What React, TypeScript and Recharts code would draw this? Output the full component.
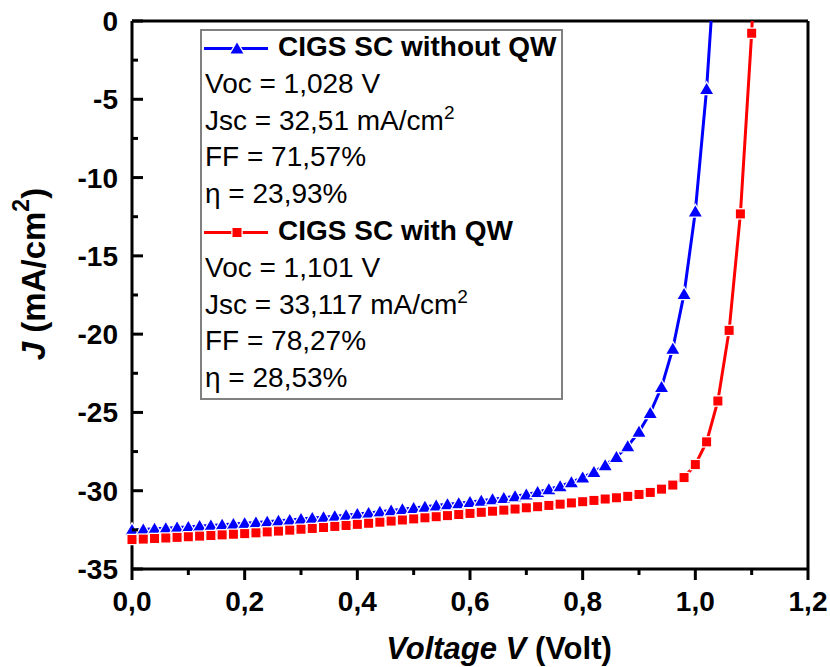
import React from 'react';
import { LineChart, Line, XAxis, YAxis, ReferenceLine } from 'recharts';

// J-V curves, simulated in 20 mV steps; last point is the open-circuit voltage
const voltageWithoutQW = [
  0, 0.02, 0.04, 0.06, 0.08, 0.1, 0.12, 0.14, 0.16, 0.18,
  0.2, 0.22, 0.24, 0.26, 0.28, 0.3, 0.32, 0.34, 0.36, 0.38,
  0.4, 0.42, 0.44, 0.46, 0.48, 0.5, 0.52, 0.54, 0.56, 0.58,
  0.6, 0.62, 0.64, 0.66, 0.68, 0.7, 0.72, 0.74, 0.76, 0.78,
  0.8, 0.82, 0.84, 0.86, 0.88, 0.9, 0.92, 0.94, 0.96, 0.98,
  1.0, 1.02, 1.028,
];
const currentWithoutQW = [
  -32.51, -32.47, -32.43, -32.39, -32.35, -32.31, -32.26, -32.22, -32.17, -32.13,
  -32.08, -32.03, -31.98, -31.92, -31.87, -31.81, -31.75, -31.69, -31.63, -31.56,
  -31.49, -31.42, -31.35, -31.27, -31.19, -31.11, -31.03, -30.95, -30.87, -30.8,
  -30.72, -30.64, -30.55, -30.46, -30.36, -30.24, -30.09, -29.91, -29.71, -29.46,
  -29.16, -28.8, -28.37, -27.84, -27.16, -26.24, -25.03, -23.38, -20.93, -17.43,
  -12.16, -4.34, 0,
];

const voltageWithQW = [
  0, 0.02, 0.04, 0.06, 0.08, 0.1, 0.12, 0.14, 0.16, 0.18,
  0.2, 0.22, 0.24, 0.26, 0.28, 0.3, 0.32, 0.34, 0.36, 0.38,
  0.4, 0.42, 0.44, 0.46, 0.48, 0.5, 0.52, 0.54, 0.56, 0.58,
  0.6, 0.62, 0.64, 0.66, 0.68, 0.7, 0.72, 0.74, 0.76, 0.78,
  0.8, 0.82, 0.84, 0.86, 0.88, 0.9, 0.92, 0.94, 0.96, 0.98,
  1.0, 1.02, 1.04, 1.06, 1.08, 1.1, 1.101,
];
const currentWithQW = [
  -33.117, -33.09, -33.05, -33.02, -32.98, -32.94, -32.9, -32.86, -32.82, -32.78,
  -32.74, -32.69, -32.63, -32.58, -32.52, -32.46, -32.41, -32.35, -32.28, -32.22,
  -32.15, -32.08, -32.01, -31.94, -31.87, -31.8, -31.73, -31.66, -31.59, -31.52,
  -31.45, -31.38, -31.31, -31.24, -31.17, -31.09, -31.02, -30.94, -30.86, -30.78,
  -30.7, -30.62, -30.53, -30.45, -30.36, -30.24, -30.11, -29.9, -29.64, -29.16,
  -28.33, -26.88, -24.27, -19.76, -12.32, -0.78, 0,
];

const xTicks = [0, 0.1, 0.2, 0.3, 0.4, 0.5, 0.6, 0.7, 0.8, 0.9, 1.0, 1.1, 1.2];
const yTicks = [0, -2.5, -5, -7.5, -10, -12.5, -15, -17.5, -20, -22.5, -25, -27.5, -30, -32.5, -35];

const withoutData = voltageWithoutQW.map((v, i) => ({ v, j: currentWithoutQW[i] }));
const withData = voltageWithQW.map((v, i) => ({ v, j: currentWithQW[i] }));

const FONT = '"Liberation Sans", Arial, sans-serif';
const BLUE = '#0000ff';
const RED = '#ff0000';

const triPoints = (cx: number, cy: number) =>
  `${cx},${cy - 6} ${cx - 6.4},${cy + 5} ${cx + 6.4},${cy + 5}`;

const TriangleDot = (props: any) => {
  const { cx, cy, payload, index } = props;
  if (payload.j === 0) return <g key={`t-${index}`} />;
  return (
    <polygon key={`t-${index}`} points={triPoints(cx, cy)} fill={BLUE}
      stroke="#fff" strokeWidth={2.5} paintOrder="stroke" />
  );
};

const SquareDot = (props: any) => {
  const { cx, cy, payload, index } = props;
  if (payload.j === 0) return <g key={`s-${index}`} />;
  return (
    <rect key={`s-${index}`} x={cx - 4.5} y={cy - 4.5} width={9} height={9} fill={RED}
      stroke="#fff" strokeWidth={2.5} paintOrder="stroke" />
  );
};

const XTick = (props: any) => {
  const { x, y, payload } = props;
  const v = payload.value;
  const major = Math.round(v * 10) % 2 === 0;
  return (
    <g>
      <line x1={x} x2={x} y1={y} y2={y + (major ? 11 : 6)} stroke="#000" strokeWidth={3} />
      {major && (
        <text x={x} y={y + 42} textAnchor="middle" fontFamily={FONT} fontWeight="bold"
          fontSize={28} fill="#000">
          {v.toFixed(1).replace('.', ',')}
        </text>
      )}
    </g>
  );
};

const YTick = (props: any) => {
  const { x, y, payload } = props;
  const v = payload.value;
  const major = v % 5 === 0;
  return (
    <g>
      <line x1={x} x2={x + (major ? 11 : 6)} y1={y} y2={y} stroke="#000" strokeWidth={3} />
      {major && (
        <text x={x - 14} y={y + 10} textAnchor="end" fontFamily={FONT} fontWeight="bold"
          fontSize={28} fill="#000">
          {String(v)}
        </text>
      )}
    </g>
  );
};

const XTitle = (props: any) => {
  const vb = props.viewBox || { x: 132, y: 569, width: 676 };
  return (
    <text x={vb.x + vb.width / 2 + 29} y={vb.y + 90} textAnchor="middle" fontFamily={FONT}
      fontWeight="bold" fontSize={31} fill="#000">
      <tspan fontStyle="italic">Voltage V</tspan>
      <tspan> (Volt)</tspan>
    </text>
  );
};

const YTitle = () => {
  const cx = 33;
  const cy = 274;
  return (
    <text x={cx} y={cy} transform={`rotate(-90, ${cx}, ${cy})`} textAnchor="middle"
      dominantBaseline="central" fontFamily={FONT} fontWeight="bold" fontSize={33} fill="#000">
      <tspan fontStyle="italic">J</tspan>
      <tspan> (mA/cm</tspan>
      <tspan dy={-12} fontSize={23}>2</tspan>
      <tspan dy={12}>)</tspan>
    </text>
  );
};

const Sup = ({ children }: { children: React.ReactNode }) => (
  <span style={{ fontSize: 19, verticalAlign: 11, lineHeight: 0 }}>{children}</span>
);

const LegendRow = ({ color, kind, label }: { color: string; kind: 'tri' | 'sq'; label: string }) => (
  <div style={{ display: 'flex', alignItems: 'flex-start', height: 36.8 }}>
    <svg width={76} height={36.8} style={{ flex: 'none' }}>
      <line x1={2} x2={66} y1={19.5} y2={19.5} stroke={color} strokeWidth={3} />
      {kind === 'tri' ? (
        <polygon points={triPoints(35, 19.5)} fill={color} stroke="#fff" strokeWidth={2.5}
          paintOrder="stroke" />
      ) : (
        <rect x={30.5} y={15} width={9} height={9} fill={color} stroke="#fff" strokeWidth={2.5}
          paintOrder="stroke" />
      )}
    </svg>
    <span style={{ fontWeight: 'bold' }}>{label}</span>
  </div>
);

const TextRow = ({ children }: { children: React.ReactNode }) => (
  <div style={{ height: 36.8, paddingLeft: 3, whiteSpace: 'nowrap' }}>{children}</div>
);

export default function App() {
  return (
    <div style={{ position: 'absolute', left: 0, top: 0, width: 830, height: 667, background: '#fff' }}>
      <LineChart width={830} height={667} margin={{ top: 21, right: 22, bottom: 0, left: 0 }}>
        <XAxis
          type="number"
          dataKey="v"
          domain={[0, 1.2]}
          ticks={xTicks}
          interval={0}
          tick={<XTick />}
          tickLine={false}
          tickSize={0}
          tickMargin={0}
          axisLine={{ stroke: '#000', strokeWidth: 3 }}
          height={98}
          label={<XTitle />}
        />
        <YAxis
          type="number"
          dataKey="j"
          domain={[-35, 0]}
          ticks={yTicks}
          interval={0}
          tick={<YTick />}
          tickLine={false}
          tickSize={0}
          tickMargin={0}
          axisLine={{ stroke: '#000', strokeWidth: 3 }}
          width={132}
          label={<YTitle />}
        />
        <ReferenceLine y={0} stroke="#000" strokeWidth={3} />
        <ReferenceLine x={1.2} stroke="#000" strokeWidth={3} />
        <Line
          data={withoutData}
          dataKey="j"
          type="linear"
          stroke={BLUE}
          strokeWidth={3}
          dot={(p: any) => <TriangleDot key={`t-${p.index}`} {...p} />}
          activeDot={false}
          isAnimationActive={false}
        />
        <Line
          data={withData}
          dataKey="j"
          type="linear"
          stroke={RED}
          strokeWidth={3}
          dot={(p: any) => <SquareDot key={`s-${p.index}`} {...p} />}
          activeDot={false}
          isAnimationActive={false}
        />
      </LineChart>

      <div
        style={{
          position: 'absolute',
          left: 200,
          top: 29,
          width: 363,
          height: 371,
          boxSizing: 'border-box',
          border: '2px solid #808080',
          background: '#fff',
          fontFamily: FONT,
          fontSize: 28,
          lineHeight: '36.8px',
          color: '#000',
        }}
      >
        <div style={{ marginTop: -2 }}>
          <LegendRow color={BLUE} kind="tri" label="CIGS SC without QW" />
          <TextRow>Voc = 1,028 V</TextRow>
          <TextRow>Jsc = 32,51 mA/cm<Sup>2</Sup></TextRow>
          <TextRow>FF = 71,57%</TextRow>
          <TextRow>η = 23,93%</TextRow>
          <LegendRow color={RED} kind="sq" label="CIGS SC with QW" />
          <TextRow>Voc = 1,101 V</TextRow>
          <TextRow>Jsc = 33,117 mA/cm<Sup>2</Sup></TextRow>
          <TextRow>FF = 78,27%</TextRow>
          <TextRow>η = 28,53%</TextRow>
        </div>
      </div>
    </div>
  );
}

## REQUIRED TASK:
Give back exactly the lines from the first line of the data through the line with "XAxis, YAxis, ReferenceLine", pictures excluded.

## FULL SOLUTION:
What React, TypeScript and Recharts code would draw this? Output the full component.
import React from 'react';
import { LineChart, Line, XAxis, YAxis, ReferenceLine } from 'recharts';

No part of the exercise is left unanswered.